2. It is extremely far from the Sun
Sedna spends most of its time extremely far from the Sun – it happened to be discovered near its closest approach when it is the easiest to observe, which means there are probably many unobservable Sedna-like objects out there. Currently, Sedna is around 85 astronomical units from the Sun or about 3 times the distance of Neptune! However, 8 objects including Eris and 2007 OR10, as well as the Voyager and Pioneer probes, are farther from the Sun.
Even at its perihelion (closest approach to the Sun), Sedna is still about twice as far as Pluto, at about 76 astronomical units. This means Sedna spends the majority of its time in “interstellar space” outside the bubble of particles and extremely thin plasma known as the heliosphere.
Sedna’s distant perihelion means it cannot have been put there via a gravitational “slingshot” by any of the gas giant planets. We now know of many Sedna-like objects with similar orbits. It is possible that they are all the result of a close approach by another star shortly after the formation of the Solar System, but the leading explanation is that a fifth gas giant planet in a highly irregular orbit has been providing an unseen gravitational influence that tugs these objects into their current orbits.
3. It is very cold & inactive
As a result of being so far from the sun, most of the time the surface temperature on Sedna hovers slightly above absolute zero, so cold that any thin nitrogen atmosphere would remain almost always frozen. There is probably not much geological activity, and Sedna’s remoteness means there are probably few impact craters. As a result, Sedna’s surface may be quite smooth and uniform – probably one of the most pristine surfaces in the Solar System, untouched since its formation. For 200 years or so around perihelion (which it is heading for in 2076), Sedna does warm up to above 35 degrees Kelvin and could host an atmosphere, however, none has been detected at this time.
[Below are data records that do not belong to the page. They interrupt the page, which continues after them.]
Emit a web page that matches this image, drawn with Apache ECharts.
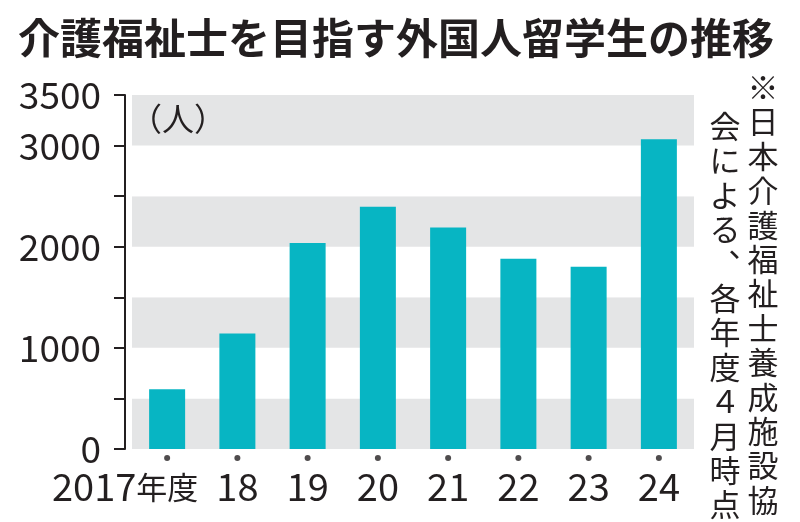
<!DOCTYPE html>
<html><head><meta charset="utf-8">
<script src="https://cdn.jsdelivr.net/npm/echarts@6/dist/echarts.min.js"></script>
<style>html,body{margin:0;padding:0;background:#fff}#c{width:800px;height:522px}</style>
</head><body><div id="c"></div>
<script>
const titleText = '介護福祉士を目指す外国人留学生の推移';
const categories = ['2017年度', '18', '19', '20', '21', '22', '23', '24'];
const students = [591, 1142, 2037, 2395, 2189, 1880, 1802, 3063];
const yTickLabels = [0, 1000, 2000, 3000, 3500];
const unitLabel = '（人）';
const noteCol1 = '※日本介護福祉士養成施設協';
const noteCol2 = '会による︑各年度４月時点';

const NUM = "'Noto Sans CJK JP',sans-serif";
const CJK = "'Noto Sans CJK JP',sans-serif";
const INK = '#231f20';

const chart = echarts.init(document.getElementById('c'), null, {renderer: 'canvas'});
chart.setOption({
  backgroundColor: '#fff',
  animation: false,
  title: {
    text: titleText, left: 13, top: 12,
    textStyle: {fontFamily: CJK, fontWeight: 'bold', fontSize: 42, color: INK}
  },
  grid: {left: 132, right: 106, top: 95, bottom: 73},
  xAxis: {
    type: 'category', data: categories,
    axisLine: {show: false}, axisTick: {show: false},
    axisLabel: {
      margin: 19, color: INK, interval: 0, hideOverlap: false,
      formatter: v => v.includes('年度') ? '{n|' + v.replace('年度', '') + '}{k|年度}{s| }' : '{n|' + v + '}',
      rich: {
        n: {fontFamily: NUM, fontSize: 38, color: INK},
        k: {fontFamily: CJK, fontSize: 31, color: INK},
        s: {fontFamily: CJK, fontSize: 31, width: 84}
      }
    }
  },
  yAxis: {
    type: 'value', min: 0, max: 3500, interval: 500, offset: 7,
    axisLine: {show: true, lineStyle: {color: INK, width: 2}},
    axisTick: {show: true, length: 11, lineStyle: {color: INK, width: 2}},
    splitLine: {show: false},
    splitArea: {show: true, areaStyle: {color: ['#e4e5e6', '#ffffff']}},
    axisLabel: {
      margin: 24, fontFamily: NUM, fontSize: 37, color: INK,
      formatter: v => yTickLabels.includes(v) ? String(v) : ''
    }
  },
  series: [
    {type: 'bar', data: students, barWidth: 36, itemStyle: {color: '#07b5c3'}},
    {type: 'scatter', data: categories.map(() => 0), symbol: 'circle', symbolSize: 6,
     symbolOffset: [0, 9], clip: false, itemStyle: {color: INK}, silent: true}
  ],
  graphic: [
    {type: 'text', left: 130, top: 103, z: 100,
     style: {text: unitLabel, font: "32px 'Noto Sans CJK JP'", fill: INK}},
    {type: 'text', x: 763, y: 70, z: 100,
     style: {text: noteCol1.split('').join('\n'), font: "31px 'Noto Sans CJK JP'", fill: INK,
             align: 'center', verticalAlign: 'top', lineHeight: 34.4}},
    {type: 'text', x: 725, y: 109, z: 100,
     style: {text: noteCol2.split('').join('\n'), font: "31px 'Noto Sans CJK JP'", fill: INK,
             align: 'center', verticalAlign: 'top', lineHeight: 34.4}}
  ]
});
</script></body></html>
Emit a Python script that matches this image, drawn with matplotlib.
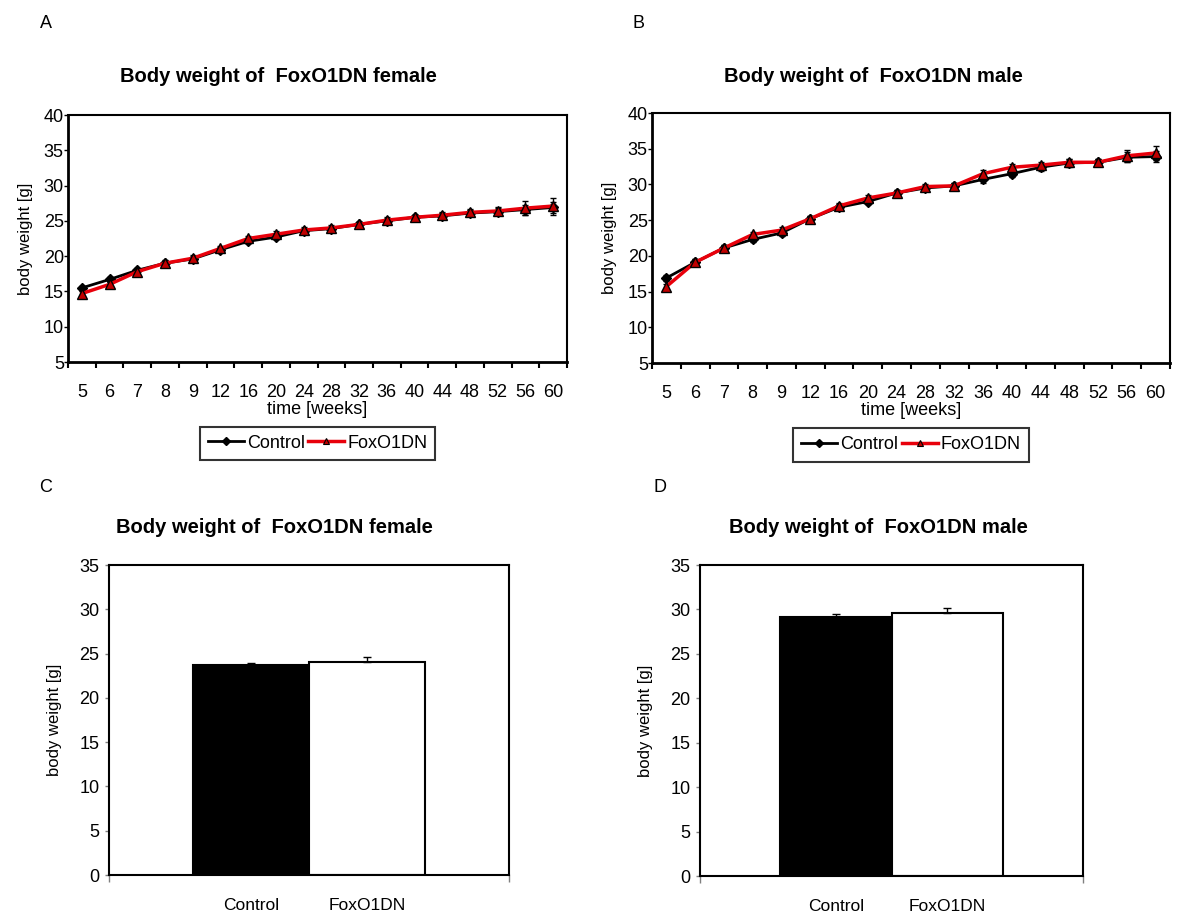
import matplotlib
matplotlib.use("Agg")
import matplotlib.pyplot as plt
from matplotlib.lines import Line2D
import numpy as np

plt.rcParams['font.family'] = ['Liberation Sans', 'DejaVu Sans']

# data
weeks = ['5', '6', '7', '8', '9', '12', '16', '20', '24', '28', '32', '36',
         '40', '44', '48', '52', '56', '60']

female_ctrl = [15.5, 16.7, 18.0, 19.0, 19.6, 20.9, 22.1, 22.7, 23.6, 23.9,
               24.5, 25.0, 25.5, 25.7, 26.1, 26.3, 26.6, 26.9]
female_ctrl_err = [0.3, 0.3, 0.3, 0.3, 0.3, 0.3, 0.3, 0.3, 0.3, 0.3,
                   0.3, 0.3, 0.3, 0.4, 0.4, 0.5, 0.7, 0.8]
female_foxo = [14.7, 16.0, 17.8, 19.0, 19.7, 21.1, 22.5, 23.1, 23.7, 24.0,
               24.5, 25.1, 25.5, 25.8, 26.2, 26.4, 26.8, 27.1]
female_foxo_err = [0.4, 0.4, 0.4, 0.4, 0.4, 0.4, 0.4, 0.4, 0.4, 0.4,
                   0.4, 0.4, 0.4, 0.5, 0.5, 0.6, 1.0, 1.2]

male_ctrl = [16.9, 19.1, 21.1, 22.3, 23.2, 25.2, 26.8, 27.6, 28.8, 29.5,
             29.8, 30.7, 31.5, 32.4, 33.0, 33.1, 33.8, 33.9]
male_ctrl_err = [0.4, 0.4, 0.4, 0.4, 0.4, 0.4, 0.4, 0.4, 0.4, 0.4,
                 0.4, 0.5, 0.5, 0.5, 0.5, 0.5, 0.7, 0.8]
male_foxo = [15.7, 19.1, 21.1, 23.0, 23.6, 25.2, 27.0, 28.1, 28.8, 29.7,
             29.8, 31.5, 32.4, 32.7, 33.1, 33.1, 34.0, 34.4]
male_foxo_err = [0.4, 0.4, 0.4, 0.4, 0.4, 0.4, 0.4, 0.4, 0.4, 0.4,
                 0.4, 0.5, 0.5, 0.5, 0.5, 0.5, 0.8, 1.0]

groups = ['Control', 'FoxO1DN']
female_mean = [23.7, 24.1]
female_mean_err = [0.2, 0.5]
male_mean = [29.2, 29.6]
male_mean_err = [0.3, 0.6]

W, H = 1178, 913
fig = plt.figure(figsize=(W / 100, H / 100), dpi=100)


def px_axes(x0, y0, x1, y1):
    return fig.add_axes([x0 / W, (H - y1) / H, (x1 - x0) / W, (y1 - y0) / H])


def line_panel(ax, ctrl, ctrl_err, foxo, foxo_err):
    x = np.arange(len(weeks))
    ax.errorbar(x, ctrl, yerr=ctrl_err, color='black', lw=2, marker='D',
                ms=5.5, mfc='black', mec='black', ecolor='black', elinewidth=1,
                capsize=2.5, zorder=3)
    ax.errorbar(x, foxo, yerr=foxo_err, color='#e8000b', lw=2.5, marker='^',
                ms=6.5, mfc='#c00000', mec='black', mew=1, ecolor='black',
                elinewidth=1, capsize=2.5, zorder=4)
    ax.set_xlim(-0.5, len(weeks) - 0.5)
    ax.set_ylim(5, 40)
    ax.set_yticks(range(5, 41, 5))
    ax.set_xticks(x)
    ax.set_xticklabels(weeks)
    ax.set_xticks(np.arange(-0.5, len(weeks), 1), minor=True)
    ax.tick_params(axis='x', which='major', length=0, pad=16, labelsize=13)
    ax.tick_params(axis='x', which='minor', length=4, width=1.5)
    ax.tick_params(axis='y', length=3, width=1, pad=0, labelsize=13)
    for s in ax.spines.values():
        s.set_linewidth(1.5)
    ax.spines['left'].set_linewidth(2)
    ax.spines['bottom'].set_linewidth(2)
    ax.set_ylabel('body weight [g]', fontsize=12, labelpad=8)
    ax.set_xlabel('time [weeks]', fontsize=13, labelpad=0)
    handles = [Line2D([], [], color='black', lw=2, marker='D', ms=4.5),
               Line2D([], [], color='#e8000b', lw=2.5, marker='^', ms=5,
                      mfc='#c00000', mec='black', mew=0.8)]
    leg = ax.legend(handles, groups, loc='upper center',
                    bbox_to_anchor=(0.5, -0.225), ncol=2,
                    frameon=True, fancybox=False, edgecolor='black',
                    fontsize=13, handlelength=2.0, handletextpad=0.15,
                    columnspacing=0.2, borderpad=0.45)
    leg.get_frame().set_linewidth(1.5)


def bar_panel(ax, means, errs):
    pos = [0.5 - 0.145, 0.5 + 0.145]
    ax.bar(pos, means, width=0.29, color=['black', 'white'],
           edgecolor='black', linewidth=1.5, zorder=2)
    ax.errorbar(pos, means, yerr=[[0, 0], errs], fmt='none', ecolor='black',
                elinewidth=1, capsize=3, zorder=3)
    ax.set_xlim(0, 1)
    ax.set_ylim(0, 35)
    ax.set_yticks(range(0, 36, 5))
    ax.set_xticks([0, 1])
    ax.set_xticklabels(['', ''])
    ax.tick_params(axis='x', length=5, width=1, color='gray')
    ax.tick_params(axis='y', length=3, width=1, color='gray', labelsize=13, pad=4)
    for p, g in zip(pos, groups):
        ax.text(p, -3.4, g, ha='center', va='center', fontsize=12.5)
    for s in ax.spines.values():
        s.set_linewidth(1.5)
    ax.set_ylabel('body weight [g]', fontsize=12, labelpad=12)


axA = px_axes(68, 115, 567, 362)
line_panel(axA, female_ctrl, female_ctrl_err, female_foxo, female_foxo_err)
axB = px_axes(652, 113, 1170, 363)
line_panel(axB, male_ctrl, male_ctrl_err, male_foxo, male_foxo_err)
axC = px_axes(109, 565, 509, 875)
bar_panel(axC, female_mean, female_mean_err)
axD = px_axes(700, 565, 1083, 876)
bar_panel(axD, male_mean, male_mean_err)

title_kw = dict(ha='center', va='center', fontsize=14.5, fontweight='bold')
fig.text(278 / W, 1 - 77 / H, 'Body weight of  FoxO1DN female', **title_kw)
fig.text(873 / W, 1 - 77 / H, 'Body weight of  FoxO1DN male', **title_kw)
fig.text(274 / W, 1 - 527 / H, 'Body weight of  FoxO1DN female', **title_kw)
fig.text(878 / W, 1 - 527 / H, 'Body weight of  FoxO1DN male', **title_kw)

for lab, x, y in [('A', 46, 24), ('B', 639, 24), ('C', 46, 488), ('D', 660, 488)]:
    fig.text(x / W, 1 - y / H, lab, ha='center', va='center', fontsize=13)

fig.savefig('out.png', dpi=100, facecolor='white')
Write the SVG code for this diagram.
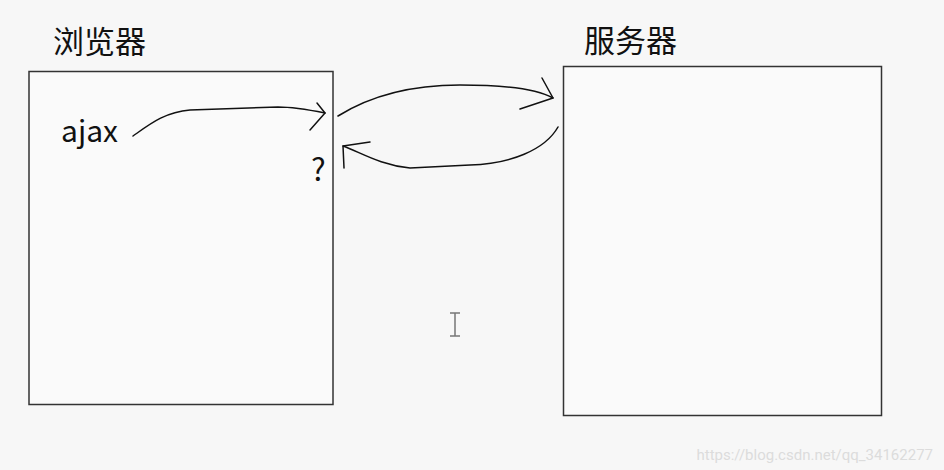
<svg xmlns="http://www.w3.org/2000/svg" width="944" height="470" viewBox="0 0 944 470">
<style>
.box{fill:#fafafa;stroke:#333;stroke-width:1.5}
.t{font-family:"Noto Sans CJK SC","Noto Sans",sans-serif;fill:#111}
.ln{fill:none;stroke:#111;stroke-width:1.5;stroke-linecap:round;stroke-linejoin:round}
</style>
<rect width="944" height="470" fill="#f7f7f7"/>
<g id="browser">
<rect class="box" x="29" y="71.5" width="304" height="333"/>
<text class="t" x="53" y="53" font-size="31">浏览器</text>
<text class="t" x="61" y="142" font-size="30">ajax</text>
<text class="t" x="311" y="181" font-size="31">?</text>
</g>
<g id="server">
<rect class="box" x="563.5" y="66.5" width="318" height="349"/>
<text class="t" x="584" y="52" font-size="31">服务器</text>
</g>
<g id="connectors">
<path class="ln" d="M133,136 C150,124 165,112 190,110 L278,107 C295,107 310,110 325,113"/>
<path class="ln" d="M317,103 L325,113 L310,130"/>
<path class="ln" d="M338,116 C370,96 410,85 460,85 C500,85 535,88 553,98"/>
<path class="ln" d="M542,78 L553,98 L520,109"/>
<path class="ln" d="M558,127 C545,150 510,164 470,165 L410,168 C380,165 360,152 343,146"/>
<path class="ln" d="M370,142 L343,146 L344,168"/>
</g>
<g id="cursor" stroke="#777" stroke-width="1.5" fill="none">
<path d="M455,313 V336 M450,313 H460 M450,336 H460"/>
</g>
<text x="933" y="460" text-anchor="end" font-family="Roboto,'Liberation Sans',sans-serif" font-size="15" fill="#dcdcdc">https://blog.csdn.net/qq_34162277</text>
</svg>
Oddly enough, Sedna could still have a subsurface ocean, kept warm by the residual heat of its formation combined with the decay of radioactive elements(!) in its core. However, determining this would require at least a flyby probe if not a near-impossible orbiting mission.
4. It is a member of the Oort Cloud (sort of)
Sedna is a member of the Inner Oort cloud or Hills Cloud, a very sparse torus-shaped cluster of icy bodies beyond the outer reaches of the Kuiper Belt. While the main Oort Cloud is a massive spherical shell of comets that could stretch over a light-year out from the Sun, the Hills Cloud seems to consist of larger and rockier bodies like Sedna. As I’ve mentioned previously, Sedna and objects like it are probably pristine samples of the Solar System’s earliest days.
5. It is evidence for a ninth planet
Because of the highly elongated orbit that never takes it very close to the Sun, Sedna cannot possibly have been put in its current position by gravitational slingshots by the gas giant planets. Originally, it was thought that perhaps Sedna was either pulled outwards due to the gravitational tug of a nearby star or that maybe it was captured from another solar system entirely. But with at least ten objects with orbits like Sedna, the probability of something like this occurring repeatedly is low.
6. It is the largest dwarf planet without a moon
Most of the large dwarf planets such as Pluto, Eris, and others have at least one moon – Sedna does not. It is possible that one has simply evaded discovery, but for now, it is more likely than not that Sedna lacks a moon of any sort. Without a moon, scientists cannot determine the mass of Sedna and its exact size is difficult to determine accurately – estimates range from a diameter of 915 to 1160 kilometres in diameter, about half the size of Pluto.